Paper No. 2
Presentation Time: 8:15 AM

ORIGIN OF BIF-LIKE JASPILITE IN THE 2.72 GA HUNTER MINE GROUP, ABITIBI GREENSTONE BELT, QUEBEC BY METASOMATIC REPLACEMENT OF FELSIC VOLCANIC ROCKS


BRENGMAN, Latisha Ashley and FEDO, Christopher M., Department of Earth & Planetary Sciences, University of Tennessee, 1412 Circle Drive, Knoxville, TN 37996, lbrengma@utk.edu

Precambrian chert and banded iron formation (BIF) primarily occur as marine chemical precipitates. However, chert is also known to form from hydrothermal alteration, in which case it replaces preexisting rocks, or is deposited as massive quartz. The 2.72 Ga Hunter Mine Group (HMG), Abitibi Greenstone Belt, Quebec, Canada, represents a collapsed subaqueous caldera accompanied by volcanogenic massive sulfide (VMS) deposits. We divided the lithologic components of the HMG into three groups that include a range of hydrothermally altered rhyolites, hyaloclastites, pyroclastics, and chert ± magnetite-rich rocks, whose origin may be sedimentary or result from the replacement of host volcanics. The least altered volcanic rocks (Group 1) have textures that include euhedral phenocrysts, hyaloclasts, and fiamme. Compositionally, they are characterized by flat REE slopes, PrSN/YbSN ≤ 1, Eu/Eu*SN < 1, La/La*SN < 1, and Y/Ho values 24-34. Group 2 volcanic rocks preserve phenocrysts and/or matrix material, but have been partly silicified, texturally evident by the development of chert lenses. Group 2 samples have a positive overall slope PrSN/YbSN < 1, Eu/Eu*SN > 1, La/La*SN > 1, and Y/Ho values 23.9-34, which is atypical of the host volcanic rocks, but similar to seawater.
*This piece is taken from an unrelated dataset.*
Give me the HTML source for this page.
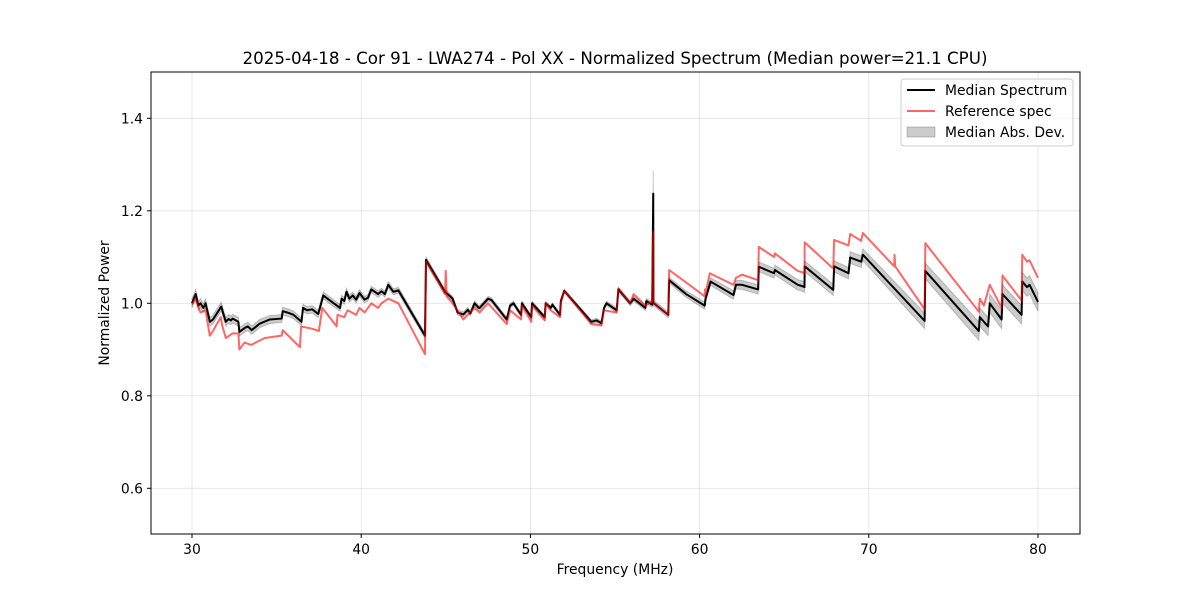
<!DOCTYPE html>
<html><head><meta charset="utf-8"><style>
body{margin:0;background:#fff;font-family:"Liberation Sans","DejaVu Sans",sans-serif}
svg text{font-family:"DejaVu Sans","Liberation Sans",sans-serif}
</style></head><body>
<svg id="chart" width="1200" height="600" viewBox="0 0 1200 600" xmlns="http://www.w3.org/2000/svg">
<rect width="1200" height="600" fill="#fff"/>
<g id="grid"></g>
<g id="band"></g>
<g id="lines"></g>
<rect x="151" y="72" width="929" height="462" fill="none" stroke="#000" stroke-width="1"/>
<g id="ticks"></g>
<text x="615" y="64" text-anchor="middle" font-size="16.7">2025-04-18 - Cor 91 - LWA274 - Pol XX - Normalized Spectrum (Median power=21.1 CPU)</text>
<text x="615" y="574" text-anchor="middle" font-size="13.9">Frequency (MHz)</text>
<text x="109" y="303" text-anchor="middle" font-size="13.9" transform="rotate(-90 109 303)">Normalized Power</text>
<g>
<rect x="901" y="79" width="172" height="67" rx="3" fill="#fff" fill-opacity="0.8" stroke="#ccc"/>
<g><line x1="907" y1="90" x2="935" y2="90" stroke="#000" stroke-width="2"/><text x="945" y="95" font-size="13.9">Median Spectrum</text></g>
<g><line x1="907" y1="111" x2="935" y2="111" stroke="#ff0000" stroke-opacity="0.6" stroke-width="2"/><text x="945" y="116" font-size="13.9">Reference spec</text></g>
<g><rect x="907" y="127" width="28" height="10" fill="#000" fill-opacity="0.2" stroke="#000" stroke-opacity="0.2"/><text x="945" y="137" font-size="13.9">Median Abs. Dev.</text></g>
</g>
</svg>
<script>
const xTicks=[30,40,50,60,70,80];
const yTicks=[0.6,0.8,1.0,1.2,1.4];
const medF=[30,30.22,30.37,30.5,30.67,30.8,31.06,31.24,31.73,31.83,32.0,32.15,32.3,32.4,32.74,32.8,33.13,33.3,33.53,34.0,34.6,35.3,35.36,35.65,36.0,36.47,36.56,36.8,37.1,37.46,37.76,37.9,38.75,38.84,39.0,39.13,39.3,39.5,39.7,39.9,40.2,40.4,40.6,41.0,41.2,41.4,41.6,41.9,42.2,43.77,43.83,44.95,45.1,45.4,45.7,46.04,46.3,46.45,46.7,46.95,47.0,47.5,47.7,48.6,48.8,49.0,49.45,49.5,50.05,50.1,50.85,50.9,51.2,51.3,51.75,51.8,52.0,53.6,53.9,54.2,54.35,54.5,55.1,55.2,55.9,56.1,56.8,56.85,57.2,57.26,57.27,57.3,58.15,58.2,59.2,60.3,60.35,60.65,62.0,62.15,62.5,63.46,63.5,64.4,64.45,65.8,66.0,66.2,66.21,67.9,67.95,68.8,68.9,69.55,69.65,73.3,73.34,76.5,76.56,77.05,77.15,77.85,77.9,79.03,79.07,79.35,79.5,80];
const medV=[1.0,1.02,0.995,1.0,0.99,1.0,0.96,0.965,0.993,0.98,0.96,0.966,0.963,0.967,0.96,0.938,0.947,0.95,0.942,0.956,0.965,0.967,0.983,0.98,0.975,0.96,0.99,0.985,0.987,0.977,1.017,1.013,0.99,1.01,1.005,1.025,1.01,1.017,1.008,1.022,1.008,1.012,1.03,1.02,1.026,1.02,1.04,1.025,1.028,0.93,1.094,1.025,1.02,1.01,0.98,0.976,0.986,0.978,1.0,0.99,0.99,1.01,1.007,0.965,0.995,1.0,0.975,1.0,0.97,1.0,0.97,1.0,0.99,0.997,0.975,1.005,1.027,0.96,0.963,0.957,0.99,1.0,0.985,1.03,1.0,1.01,0.99,1.005,0.997,1.237,1.0,1.0,0.975,1.05,1.02,0.995,1.01,1.047,1.018,1.04,1.04,1.03,1.079,1.065,1.072,1.04,1.038,1.035,1.08,1.029,1.08,1.065,1.099,1.09,1.105,0.962,1.07,0.94,0.97,0.95,1.0,0.965,1.02,0.975,1.047,1.035,1.04,1.003];
const refF=[30,30.2,30.5,30.8,31.05,31.24,31.7,31.8,32.0,32.4,32.74,32.8,33.1,33.5,34.3,35.3,35.36,36.38,36.45,37.1,37.5,37.7,38.55,38.6,39.0,39.2,39.7,39.9,40.2,40.6,41.0,41.2,41.6,42.2,43.77,43.83,44.95,45.0,45.05,45.4,46.04,46.7,47.0,47.5,48.6,48.8,49.45,49.5,50.05,50.1,50.85,50.9,51.2,51.75,51.8,52.0,53.6,54.2,54.35,55.1,55.2,55.9,56.1,56.8,57.2,57.26,57.27,57.3,58.15,58.2,59.2,60.3,60.32,60.35,60.6,62.0,62.15,62.5,63.46,63.5,64.4,64.45,65.8,66.0,66.2,66.21,67.9,67.95,68.8,68.9,69.55,69.65,71.5,71.52,71.56,73.3,73.34,76.5,76.56,76.8,77.15,77.85,77.9,79.03,79.07,79.35,79.5,80];
const refV=[0.997,1.01,0.98,0.985,0.93,0.94,0.97,0.95,0.925,0.935,0.935,0.9,0.915,0.91,0.925,0.93,0.942,0.905,0.95,0.945,0.94,0.99,0.95,0.975,0.97,0.985,0.975,0.99,0.98,1.0,0.99,1.0,1.01,1.0,0.89,1.09,1.02,1.07,1.015,1.0,0.965,0.99,0.98,1.0,0.955,0.985,0.965,0.995,0.96,0.995,0.963,1.0,0.985,0.97,1.0,1.027,0.955,0.952,0.985,0.98,1.032,1.0,1.02,0.995,1.005,1.155,1.0,1.0,0.975,1.072,1.045,1.015,1.03,1.02,1.065,1.04,1.055,1.062,1.05,1.122,1.1,1.108,1.07,1.068,1.065,1.132,1.075,1.137,1.125,1.15,1.135,1.152,1.08,1.105,1.08,0.987,1.13,0.982,1.01,0.995,1.04,0.99,1.06,1.006,1.105,1.09,1.093,1.055];
const madF=[30,44,52,58,63,70,76,80];
const madV=[0.01,0.006,0.004,0.006,0.01,0.013,0.02,0.02];
const X=f=>192+(f-30)*16.92;
const Y=v=>303.3-(v-1)*462.5;
const NS='http://www.w3.org/2000/svg';
function mk(tag,attrs,parent){const e=document.createElementNS(NS,tag);for(const k in attrs)e.setAttribute(k,attrs[k]);parent.appendChild(e);return e;}
function mad(f){for(let i=0;i<madF.length-1;i++){if(f<=madF[i+1]){const t=(f-madF[i])/(madF[i+1]-madF[i]);return madV[i]+t*(madV[i+1]-madV[i]);}}return madV[madV.length-1];}
const grid=document.getElementById('grid'),ticks=document.getElementById('ticks');
xTicks.forEach(t=>{
const g=mk('line',{x1:X(t),x2:X(t),y1:72,y2:534,stroke:'#b0b0b0','stroke-opacity':0.35,'stroke-width':0.8},grid);


const tk=mk('line',{x1:X(t),x2:X(t),y1:534,y2:538,stroke:'#000'},ticks);


const tx=mk('text',{x:X(t),y:554,'text-anchor':'middle','font-size':13.9},ticks);tx.textContent=t;


});
yTicks.forEach(t=>{
const g=mk('line',{x1:151,x2:1080,y1:Y(t),y2:Y(t),stroke:'#b0b0b0','stroke-opacity':0.35,'stroke-width':0.8},grid);


const tk=mk('line',{x1:147,x2:151,y1:Y(t),y2:Y(t),stroke:'#000'},ticks);


const tx=mk('text',{x:143,y:Y(t)+5,'text-anchor':'end','font-size':13.9},ticks);tx.textContent=t.toFixed(1);


});
let up=[],dn=[];
medF.forEach((f,i)=>{let m=mad(f);if(medV[i]>1.15)m=0.05;up.push(X(f)+','+Y(medV[i]+m));dn.unshift(X(f)+','+Y(medV[i]-m));});
const band=mk('polygon',{points:up.concat(dn).join(' '),fill:'#000','fill-opacity':0.2,stroke:'#000','stroke-opacity':0.2,'stroke-width':1},document.getElementById('band'));


const lines=document.getElementById('lines');
const ml=mk('polyline',{points:medF.map((f,i)=>X(f)+','+Y(medV[i])).join(' '),fill:'none',stroke:'#000','stroke-width':2,'stroke-linejoin':'round'},lines);


const rl=mk('polyline',{points:refF.map((f,i)=>X(f)+','+Y(refV[i])).join(' '),fill:'none',stroke:'#ff0000','stroke-opacity':0.6,'stroke-width':2,'stroke-linejoin':'round'},lines);


</script>
</body></html>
The most altered samples (Group 3) consist of chert ± iron-rich rocks, with remnant (locally very faint) clasts, fiamme, and microbrecciated textures. Chemically these rocks resemble precipitated chemical sediments with a positive slope, PrSN/YbSN < 1, Eu/Eu*SN > 1, La/La*SN > 1, and Y/Ho values from 25-55. Mineralogically and compositionally, Group 3 rocks resemble primary BIF. However, remnant volcanic textures can be traced through Groups 2 and 3 and show a progressive compositional replacement from rhyolite, to rhyolite with patchworks of chert, to chert ± iron. Pumice fragments, hyaloclasts and glass shards have been compositionally replaced to chert. Original glassy matrix has been replaced to chlorite, chert, iron-oxides, and iron-sulfides. Combined textural and chemical data suggests the chert ± iron-rich rocks of the HMG likely formed through replacement via metasomatic interactions with primary glassy, felsic igneous rocks, tuffs, and volcaniclastic material, and is consistent with alteration seen within associated Abitibi VMS deposits.